The Association of Professional Staffing Companies (APSCo) has expressed disappointment at the Government’s response and revised proposal with regard to offshore employment intermediaries.

APSCo has advised that it continues to support the Government in its commitment to reduce tax avoidance, however it says that the new proposals will place a very heavy administrative burden on employment businesses.

Samantha Hurley, Head of External Affairs for APSCo says: “The Government had originally proposed that the offshore employer would be responsible for accounting for the national insurance and income tax of the workers employed outside the UK but providing services in the UK. In the case of a default the employers’ obligations would move to the intermediary contracting directly with the end-user client (Intermediary 1) – i.e. an agency, neutral vendor or master vendor.”

“We felt that this would impose a heavy administrative burden on employment businesses and could, in some cases, encourage offshore employers to default knowing that they were outside UK legislation, leaving the recruitment business with unquantifiable risk.  However the Government has now decided that obligations will fall immediately and wholly to Intermediary 1 and in the case of a default, the obligation will not be passed onto an end user.” 

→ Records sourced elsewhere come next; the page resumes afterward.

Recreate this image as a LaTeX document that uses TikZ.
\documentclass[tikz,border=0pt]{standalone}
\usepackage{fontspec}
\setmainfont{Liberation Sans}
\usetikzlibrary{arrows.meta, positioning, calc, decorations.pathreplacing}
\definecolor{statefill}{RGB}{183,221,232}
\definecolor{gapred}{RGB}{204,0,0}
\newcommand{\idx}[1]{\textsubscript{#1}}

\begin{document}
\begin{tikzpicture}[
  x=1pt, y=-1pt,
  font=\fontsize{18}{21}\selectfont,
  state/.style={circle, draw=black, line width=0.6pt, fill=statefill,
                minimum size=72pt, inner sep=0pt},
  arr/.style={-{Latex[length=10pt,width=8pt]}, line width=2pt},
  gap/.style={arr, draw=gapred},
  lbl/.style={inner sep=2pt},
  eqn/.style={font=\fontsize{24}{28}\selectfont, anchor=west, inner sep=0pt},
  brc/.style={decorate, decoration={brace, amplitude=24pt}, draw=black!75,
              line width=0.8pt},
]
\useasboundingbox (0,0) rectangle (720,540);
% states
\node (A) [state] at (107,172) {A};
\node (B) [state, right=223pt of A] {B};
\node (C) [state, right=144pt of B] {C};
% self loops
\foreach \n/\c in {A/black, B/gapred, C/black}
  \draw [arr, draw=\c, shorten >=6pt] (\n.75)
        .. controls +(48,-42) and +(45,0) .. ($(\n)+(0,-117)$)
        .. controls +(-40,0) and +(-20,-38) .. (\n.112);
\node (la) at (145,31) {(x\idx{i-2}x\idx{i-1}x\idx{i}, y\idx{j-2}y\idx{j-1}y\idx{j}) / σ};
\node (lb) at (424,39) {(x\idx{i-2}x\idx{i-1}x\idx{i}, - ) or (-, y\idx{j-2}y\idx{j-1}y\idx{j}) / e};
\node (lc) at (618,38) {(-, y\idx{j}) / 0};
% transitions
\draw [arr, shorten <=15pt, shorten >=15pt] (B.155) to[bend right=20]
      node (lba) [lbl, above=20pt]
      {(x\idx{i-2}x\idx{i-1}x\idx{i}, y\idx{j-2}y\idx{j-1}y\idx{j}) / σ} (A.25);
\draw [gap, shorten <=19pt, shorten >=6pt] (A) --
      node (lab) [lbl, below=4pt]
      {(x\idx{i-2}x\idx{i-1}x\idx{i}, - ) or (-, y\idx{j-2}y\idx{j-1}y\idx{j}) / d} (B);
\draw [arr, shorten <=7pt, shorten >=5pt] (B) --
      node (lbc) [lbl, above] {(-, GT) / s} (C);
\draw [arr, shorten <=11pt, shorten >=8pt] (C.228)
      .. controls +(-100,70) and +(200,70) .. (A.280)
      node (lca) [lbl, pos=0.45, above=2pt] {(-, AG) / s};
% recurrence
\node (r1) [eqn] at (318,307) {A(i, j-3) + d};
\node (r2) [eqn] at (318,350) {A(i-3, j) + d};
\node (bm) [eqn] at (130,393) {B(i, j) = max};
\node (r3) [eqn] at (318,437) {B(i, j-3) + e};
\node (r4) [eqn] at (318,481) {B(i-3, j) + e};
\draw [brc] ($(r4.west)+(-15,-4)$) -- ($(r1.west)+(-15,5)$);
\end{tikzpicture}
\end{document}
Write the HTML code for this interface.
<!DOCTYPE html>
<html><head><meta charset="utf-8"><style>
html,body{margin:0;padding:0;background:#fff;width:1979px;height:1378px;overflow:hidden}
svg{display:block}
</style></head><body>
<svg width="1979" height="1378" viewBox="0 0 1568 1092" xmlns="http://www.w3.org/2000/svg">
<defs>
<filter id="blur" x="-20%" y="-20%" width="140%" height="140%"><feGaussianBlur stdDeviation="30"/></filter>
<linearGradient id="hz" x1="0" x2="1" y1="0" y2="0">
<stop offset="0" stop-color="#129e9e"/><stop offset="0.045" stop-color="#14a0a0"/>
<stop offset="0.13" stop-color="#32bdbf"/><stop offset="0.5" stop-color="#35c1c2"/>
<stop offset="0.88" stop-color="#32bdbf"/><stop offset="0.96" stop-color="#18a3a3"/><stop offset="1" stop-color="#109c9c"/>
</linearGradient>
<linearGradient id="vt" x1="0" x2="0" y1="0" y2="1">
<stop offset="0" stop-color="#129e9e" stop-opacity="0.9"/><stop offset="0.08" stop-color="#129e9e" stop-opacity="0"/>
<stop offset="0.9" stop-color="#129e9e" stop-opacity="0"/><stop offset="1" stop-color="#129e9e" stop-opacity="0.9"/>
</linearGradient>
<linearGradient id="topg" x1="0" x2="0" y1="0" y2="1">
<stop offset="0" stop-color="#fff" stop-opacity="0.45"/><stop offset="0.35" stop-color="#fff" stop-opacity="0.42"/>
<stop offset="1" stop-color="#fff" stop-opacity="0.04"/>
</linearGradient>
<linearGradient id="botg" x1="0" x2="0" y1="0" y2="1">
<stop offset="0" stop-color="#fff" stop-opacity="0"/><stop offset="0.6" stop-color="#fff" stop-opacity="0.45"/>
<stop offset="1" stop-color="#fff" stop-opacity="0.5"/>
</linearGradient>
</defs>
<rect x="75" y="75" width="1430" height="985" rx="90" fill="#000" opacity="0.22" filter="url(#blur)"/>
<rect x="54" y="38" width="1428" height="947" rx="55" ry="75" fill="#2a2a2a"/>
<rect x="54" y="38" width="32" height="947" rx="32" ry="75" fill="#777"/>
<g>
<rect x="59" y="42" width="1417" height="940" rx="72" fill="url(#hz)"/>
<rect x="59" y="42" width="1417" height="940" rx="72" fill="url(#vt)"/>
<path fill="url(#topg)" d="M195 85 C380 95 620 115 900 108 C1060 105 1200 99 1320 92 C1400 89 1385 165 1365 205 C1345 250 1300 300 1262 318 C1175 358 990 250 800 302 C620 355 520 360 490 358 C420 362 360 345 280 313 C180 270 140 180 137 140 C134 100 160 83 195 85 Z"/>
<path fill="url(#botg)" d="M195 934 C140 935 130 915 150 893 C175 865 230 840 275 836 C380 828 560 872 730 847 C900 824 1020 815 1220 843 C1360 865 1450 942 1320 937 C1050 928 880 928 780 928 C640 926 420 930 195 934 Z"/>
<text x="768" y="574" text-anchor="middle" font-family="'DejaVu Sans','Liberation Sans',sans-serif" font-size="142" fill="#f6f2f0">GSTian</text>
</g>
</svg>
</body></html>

She continued: “While we obviously support any initiative to reduce tax avoidance, this proposal will mean not only a substantial increase in administration, but also significant contractual changes for employment businesses acting as intermediaries.  If an employment business or umbrella further down the chain cannot prove to Intermediary 1’s satisfaction that a worker is being employed onshore then intermediary 1 will need the contractual right to deduct tax and national insurance at source.”

“We are disappointed in this outcome and are also seeking clarity on how this legislation will interact with existing IR35 and Personal Service Company (PSC) legislation as it is unclear at present which legislation would take precedence and whether offshore PSCs would even be affected,” Ms Hurley concluded.